DATA BLOCK:

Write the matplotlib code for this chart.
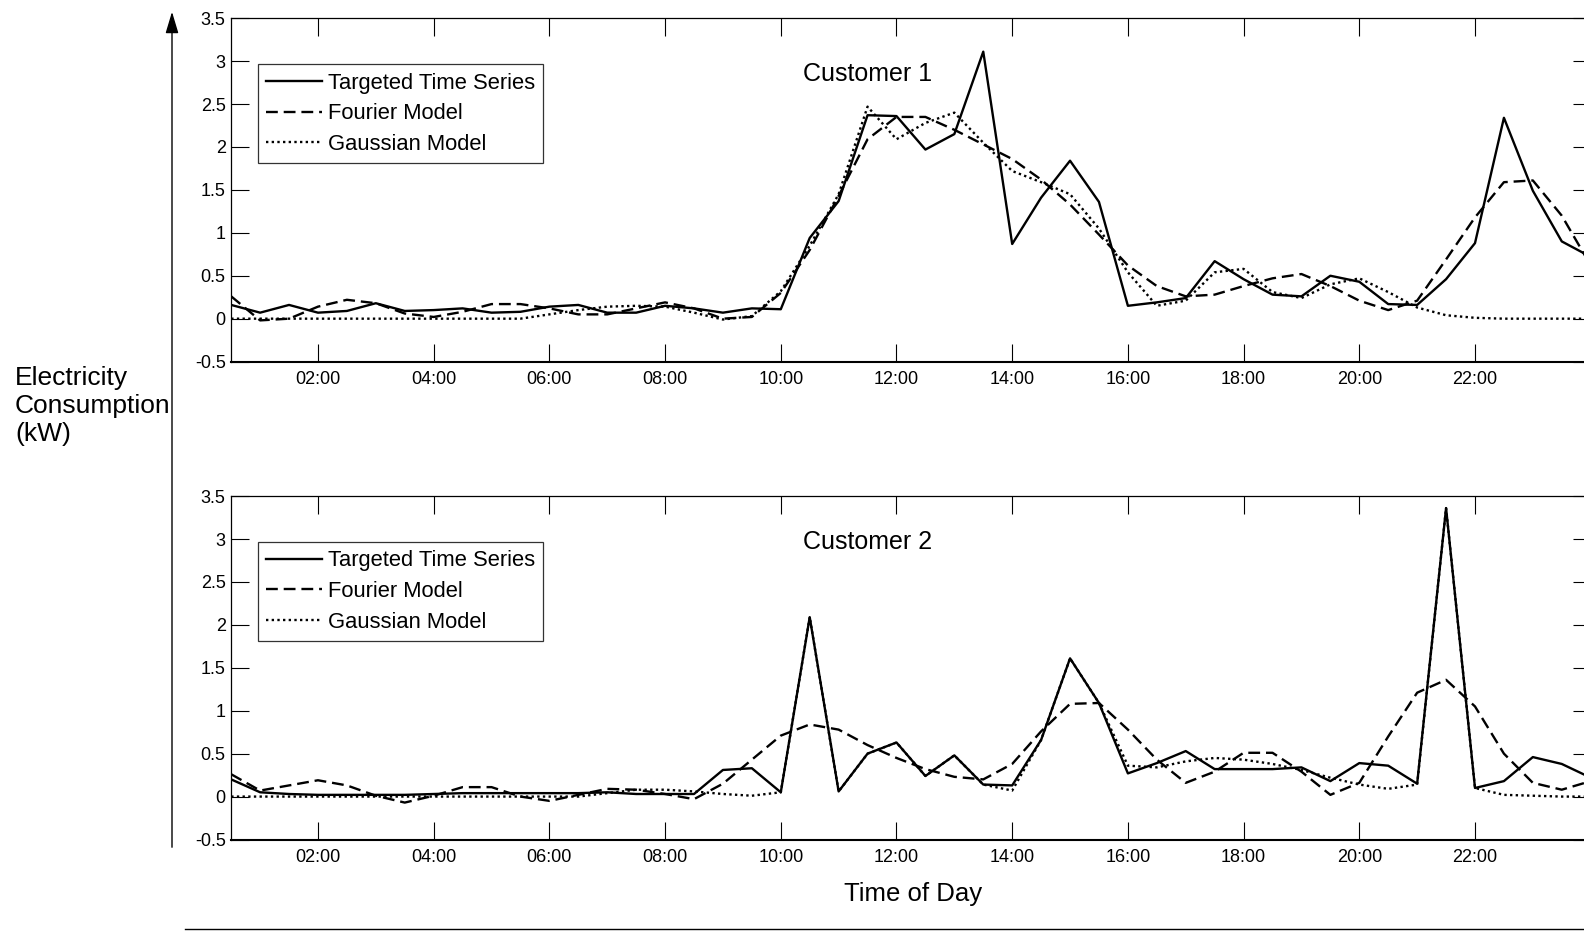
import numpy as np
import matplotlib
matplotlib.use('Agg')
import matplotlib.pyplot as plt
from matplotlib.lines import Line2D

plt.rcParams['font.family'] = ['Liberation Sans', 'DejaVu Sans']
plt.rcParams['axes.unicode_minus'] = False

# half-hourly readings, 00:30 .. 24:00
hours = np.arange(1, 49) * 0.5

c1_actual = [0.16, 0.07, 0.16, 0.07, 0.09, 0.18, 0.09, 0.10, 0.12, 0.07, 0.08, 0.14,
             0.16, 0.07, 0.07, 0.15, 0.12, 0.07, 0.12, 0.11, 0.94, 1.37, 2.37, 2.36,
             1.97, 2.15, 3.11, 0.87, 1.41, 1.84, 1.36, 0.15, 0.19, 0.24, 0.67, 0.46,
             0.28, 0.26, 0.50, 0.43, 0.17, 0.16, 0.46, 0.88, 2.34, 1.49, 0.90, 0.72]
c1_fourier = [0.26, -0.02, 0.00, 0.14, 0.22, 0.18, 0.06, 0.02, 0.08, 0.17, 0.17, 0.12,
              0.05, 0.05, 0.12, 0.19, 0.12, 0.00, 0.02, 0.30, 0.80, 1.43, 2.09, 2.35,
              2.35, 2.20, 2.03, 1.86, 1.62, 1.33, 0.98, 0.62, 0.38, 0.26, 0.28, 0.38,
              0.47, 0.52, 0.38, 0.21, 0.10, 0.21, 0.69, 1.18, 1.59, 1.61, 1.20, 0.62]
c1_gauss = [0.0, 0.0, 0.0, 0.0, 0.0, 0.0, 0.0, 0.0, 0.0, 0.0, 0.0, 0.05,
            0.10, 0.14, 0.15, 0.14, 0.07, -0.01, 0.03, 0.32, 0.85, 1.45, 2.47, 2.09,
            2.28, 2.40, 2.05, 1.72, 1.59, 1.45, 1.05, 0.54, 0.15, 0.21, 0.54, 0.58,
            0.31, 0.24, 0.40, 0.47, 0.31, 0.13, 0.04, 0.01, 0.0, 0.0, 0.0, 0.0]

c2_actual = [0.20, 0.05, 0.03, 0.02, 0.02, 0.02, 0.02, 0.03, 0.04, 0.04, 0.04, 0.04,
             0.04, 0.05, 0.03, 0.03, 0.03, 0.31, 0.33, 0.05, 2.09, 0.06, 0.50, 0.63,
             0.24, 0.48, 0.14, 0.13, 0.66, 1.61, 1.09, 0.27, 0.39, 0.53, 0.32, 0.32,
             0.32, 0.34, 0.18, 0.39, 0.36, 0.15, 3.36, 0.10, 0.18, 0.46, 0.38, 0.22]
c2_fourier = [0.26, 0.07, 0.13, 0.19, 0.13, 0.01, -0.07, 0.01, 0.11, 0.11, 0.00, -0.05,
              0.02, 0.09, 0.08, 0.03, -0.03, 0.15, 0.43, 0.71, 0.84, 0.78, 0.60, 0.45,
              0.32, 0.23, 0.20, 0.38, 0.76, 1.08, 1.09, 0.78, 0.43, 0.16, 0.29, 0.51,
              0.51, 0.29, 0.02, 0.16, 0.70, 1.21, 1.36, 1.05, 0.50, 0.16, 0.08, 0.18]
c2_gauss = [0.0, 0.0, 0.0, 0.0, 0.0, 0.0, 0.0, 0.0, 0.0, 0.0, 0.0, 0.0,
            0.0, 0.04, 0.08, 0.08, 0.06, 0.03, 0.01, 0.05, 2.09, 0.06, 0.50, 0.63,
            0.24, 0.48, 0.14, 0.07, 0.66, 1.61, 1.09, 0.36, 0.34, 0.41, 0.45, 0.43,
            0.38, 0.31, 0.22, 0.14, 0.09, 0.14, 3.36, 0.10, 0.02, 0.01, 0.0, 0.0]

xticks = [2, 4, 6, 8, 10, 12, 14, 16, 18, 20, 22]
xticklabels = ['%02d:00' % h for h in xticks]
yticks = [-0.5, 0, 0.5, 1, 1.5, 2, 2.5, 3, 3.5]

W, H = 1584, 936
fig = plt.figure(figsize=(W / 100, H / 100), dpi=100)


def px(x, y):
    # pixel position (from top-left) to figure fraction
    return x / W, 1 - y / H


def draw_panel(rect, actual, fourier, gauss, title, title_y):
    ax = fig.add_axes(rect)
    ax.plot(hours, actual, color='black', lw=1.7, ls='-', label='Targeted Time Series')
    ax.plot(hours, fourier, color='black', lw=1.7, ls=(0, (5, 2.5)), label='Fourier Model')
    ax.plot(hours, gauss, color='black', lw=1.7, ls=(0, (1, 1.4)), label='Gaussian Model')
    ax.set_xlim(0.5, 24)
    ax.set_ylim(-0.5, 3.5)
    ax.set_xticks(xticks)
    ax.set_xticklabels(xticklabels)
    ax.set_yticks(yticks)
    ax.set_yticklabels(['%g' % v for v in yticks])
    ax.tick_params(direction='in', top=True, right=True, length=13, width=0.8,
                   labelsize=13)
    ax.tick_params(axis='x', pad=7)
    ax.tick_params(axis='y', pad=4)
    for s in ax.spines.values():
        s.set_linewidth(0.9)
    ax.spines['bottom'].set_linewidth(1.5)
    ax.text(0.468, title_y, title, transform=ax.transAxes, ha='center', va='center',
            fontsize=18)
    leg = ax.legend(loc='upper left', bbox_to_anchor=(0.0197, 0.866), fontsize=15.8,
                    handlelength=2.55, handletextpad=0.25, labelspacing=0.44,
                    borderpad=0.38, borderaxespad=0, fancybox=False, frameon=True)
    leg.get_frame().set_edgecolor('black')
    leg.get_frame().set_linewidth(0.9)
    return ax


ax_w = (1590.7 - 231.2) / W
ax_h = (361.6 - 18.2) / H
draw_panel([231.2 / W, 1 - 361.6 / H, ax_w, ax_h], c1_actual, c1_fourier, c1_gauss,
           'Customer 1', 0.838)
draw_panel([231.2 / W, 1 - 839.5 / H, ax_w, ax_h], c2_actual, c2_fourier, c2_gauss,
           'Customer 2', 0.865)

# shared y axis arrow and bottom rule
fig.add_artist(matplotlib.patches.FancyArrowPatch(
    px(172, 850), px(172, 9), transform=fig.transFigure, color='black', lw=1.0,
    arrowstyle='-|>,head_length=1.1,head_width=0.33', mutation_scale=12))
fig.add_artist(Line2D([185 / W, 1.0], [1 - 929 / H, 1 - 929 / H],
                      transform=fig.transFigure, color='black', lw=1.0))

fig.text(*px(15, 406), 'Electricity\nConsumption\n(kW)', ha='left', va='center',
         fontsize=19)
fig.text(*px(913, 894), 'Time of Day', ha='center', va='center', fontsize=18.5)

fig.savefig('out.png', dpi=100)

YOUR GOAL:
Find each line with the string "matplotlib" and copy it out.

PROBLEM SOLUTION:
Write the matplotlib code for this chart.
import matplotlib
matplotlib.use('Agg')
import matplotlib.pyplot as plt
from matplotlib.lines import Line2D
fig.add_artist(matplotlib.patches.FancyArrowPatch(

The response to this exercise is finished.